## Requirements
Write out each line that follows exactly as it stands, without the pictures.

════════

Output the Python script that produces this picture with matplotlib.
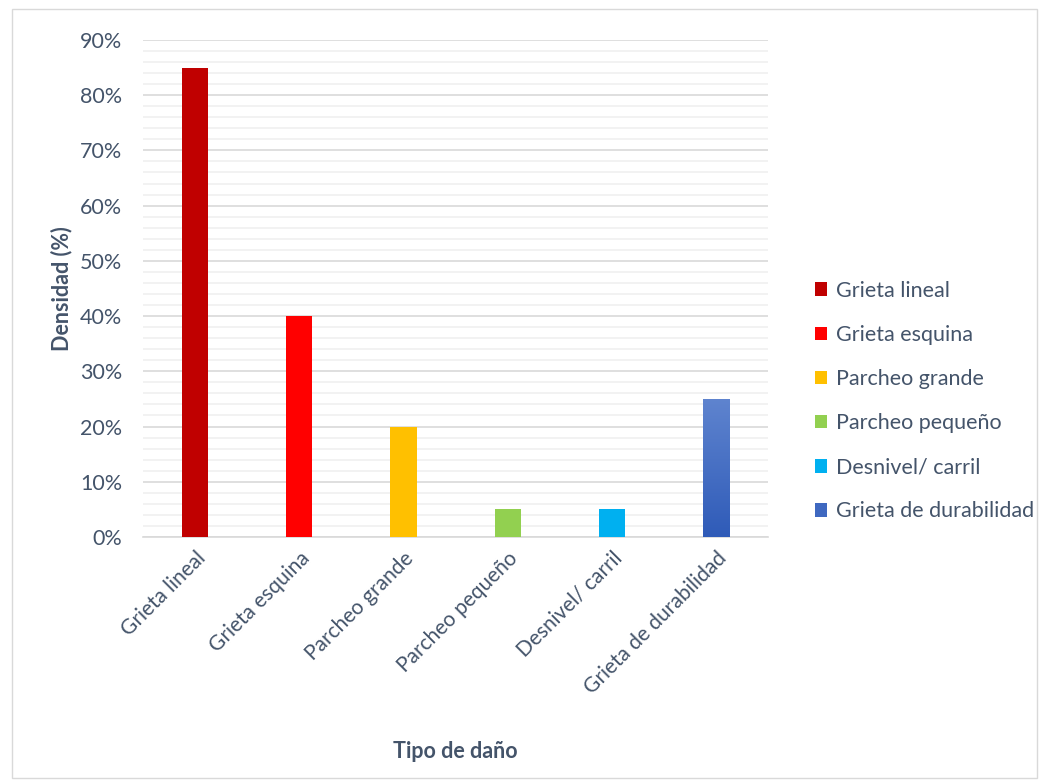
import matplotlib.pyplot as plt
import numpy as np
from matplotlib.patches import Rectangle
from matplotlib.colors import LinearSegmentedColormap
from matplotlib.ticker import MultipleLocator, PercentFormatter

categories = ["Grieta lineal", "Grieta esquina", "Parcheo grande",
              "Parcheo pequeño", "Desnivel/ carril", "Grieta de durabilidad"]
densidad = [0.85, 0.40, 0.20, 0.05, 0.05, 0.25]
colors = ["#C00000", "#FF0000", "#FFC000", "#92D050", "#00B0F0", "#3F68C0"]

text_color = "#44546A"
plt.rcParams["font.family"] = ["Lato", "DejaVu Sans"]

fig = plt.figure(figsize=(10.49, 7.83), dpi=100)
ax = fig.add_axes([0.1363, 0.3142, 0.596, 0.6348])

x = np.arange(len(categories))
bars = ax.bar(x, densidad, width=0.25, color=colors, label=categories, zorder=3)

# gradient on the last bar
last = bars[-1]
grad = np.linspace(0, 1, 256).reshape(-1, 1)
cmap = LinearSegmentedColormap.from_list("blu", ["#2F5BB8", "#5F84CF"])
bx, bw, bh = last.get_x(), last.get_width(), last.get_height()
im = ax.imshow(grad, extent=(bx, bx + bw, 0, bh), origin="lower", cmap=cmap,
               aspect="auto", zorder=4)
im.set_clip_path(last)

ax.set_xlim(-0.5, len(categories) - 0.5)
ax.set_ylim(0, 0.9)
ax.yaxis.set_major_locator(MultipleLocator(0.1))
ax.yaxis.set_minor_locator(MultipleLocator(0.02))
ax.yaxis.set_major_formatter(PercentFormatter(1.0, decimals=0))
ax.grid(axis="y", which="major", color="#D9D9D9", lw=1.2, zorder=0)
ax.grid(axis="y", which="minor", color="#F0F0F0", lw=1.2, zorder=0)
ax.tick_params(axis="both", which="both", length=0, colors=text_color, labelsize=15.5)
ax.tick_params(axis="y", pad=15)
ax.tick_params(axis="x", pad=8)
for s in ["top", "right", "left"]:
    ax.spines[s].set_visible(False)
ax.spines["bottom"].set_color("#D9D9D9")
ax.spines["bottom"].set_linewidth(1.2)

ax.set_xticks(x)
ax.set_xticklabels(categories, rotation=45, ha="right", rotation_mode="anchor",
                   color=text_color, fontsize=15)
ax.set_ylabel("Densidad (%)", fontsize=15.5, fontweight="bold", color=text_color)
ax.set_xlabel("Tipo de daño", fontsize=15.5, fontweight="bold", color=text_color)
ax.xaxis.set_label_coords(0.5, -0.41)
ax.yaxis.set_label_coords(-0.113, 0.5)

handles, labels = ax.get_legend_handles_labels()
leg = fig.legend(handles, labels, loc="upper left", bbox_to_anchor=(0.758, 0.666),
                 frameon=False, fontsize=15.5, handlelength=0.6, handleheight=0.6,
                 handletextpad=0.4, labelspacing=1.12)
for t in leg.get_texts():
    t.set_color(text_color)

fig.patches.append(Rectangle((0.011, 0.006), 0.978, 0.982, transform=fig.transFigure,
                             fill=False, edgecolor="#D9D9D9", lw=1))

fig.savefig("out.png", dpi=100)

════════

## Exercise answer
Output the Python script that produces this picture with matplotlib.
import matplotlib.pyplot as plt
import numpy as np
from matplotlib.patches import Rectangle
from matplotlib.colors import LinearSegmentedColormap
from matplotlib.ticker import MultipleLocator, PercentFormatter

categories = ["Grieta lineal", "Grieta esquina", "Parcheo grande",
              "Parcheo pequeño", "Desnivel/ carril", "Grieta de durabilidad"]
densidad = [0.85, 0.40, 0.20, 0.05, 0.05, 0.25]
colors = ["#C00000", "#FF0000", "#FFC000", "#92D050", "#00B0F0", "#3F68C0"]

text_color = "#44546A"
plt.rcParams["font.family"] = ["Lato", "DejaVu Sans"]

fig = plt.figure(figsize=(10.49, 7.83), dpi=100)
ax = fig.add_axes([0.1363, 0.3142, 0.596, 0.6348])

x = np.arange(len(categories))
bars = ax.bar(x, densidad, width=0.25, color=colors, label=categories, zorder=3)

# gradient on the last bar
last = bars[-1]
grad = np.linspace(0, 1, 256).reshape(-1, 1)
cmap = LinearSegmentedColormap.from_list("blu", ["#2F5BB8", "#5F84CF"])
bx, bw, bh = last.get_x(), last.get_width(), last.get_height()
im = ax.imshow(grad, extent=(bx, bx + bw, 0, bh), origin="lower", cmap=cmap,
               aspect="auto", zorder=4)
im.set_clip_path(last)

ax.set_xlim(-0.5, len(categories) - 0.5)
ax.set_ylim(0, 0.9)
ax.yaxis.set_major_locator(MultipleLocator(0.1))
ax.yaxis.set_minor_locator(MultipleLocator(0.02))
ax.yaxis.set_major_formatter(PercentFormatter(1.0, decimals=0))
ax.grid(axis="y", which="major", color="#D9D9D9", lw=1.2, zorder=0)
ax.grid(axis="y", which="minor", color="#F0F0F0", lw=1.2, zorder=0)
ax.tick_params(axis="both", which="both", length=0, colors=text_color, labelsize=15.5)
ax.tick_params(axis="y", pad=15)
ax.tick_params(axis="x", pad=8)
for s in ["top", "right", "left"]:
    ax.spines[s].set_visible(False)
ax.spines["bottom"].set_color("#D9D9D9")
ax.spines["bottom"].set_linewidth(1.2)

ax.set_xticks(x)
ax.set_xticklabels(categories, rotation=45, ha="right", rotation_mode="anchor",
                   color=text_color, fontsize=15)
ax.set_ylabel("Densidad (%)", fontsize=15.5, fontweight="bold", color=text_color)
ax.set_xlabel("Tipo de daño", fontsize=15.5, fontweight="bold", color=text_color)
ax.xaxis.set_label_coords(0.5, -0.41)
ax.yaxis.set_label_coords(-0.113, 0.5)

handles, labels = ax.get_legend_handles_labels()
leg = fig.legend(handles, labels, loc="upper left", bbox_to_anchor=(0.758, 0.666),
                 frameon=False, fontsize=15.5, handlelength=0.6, handleheight=0.6,
                 handletextpad=0.4, labelspacing=1.12)
for t in leg.get_texts():
    t.set_color(text_color)

fig.patches.append(Rectangle((0.011, 0.006), 0.978, 0.982, transform=fig.transFigure,
                             fill=False, edgecolor="#D9D9D9", lw=1))

fig.savefig("out.png", dpi=100)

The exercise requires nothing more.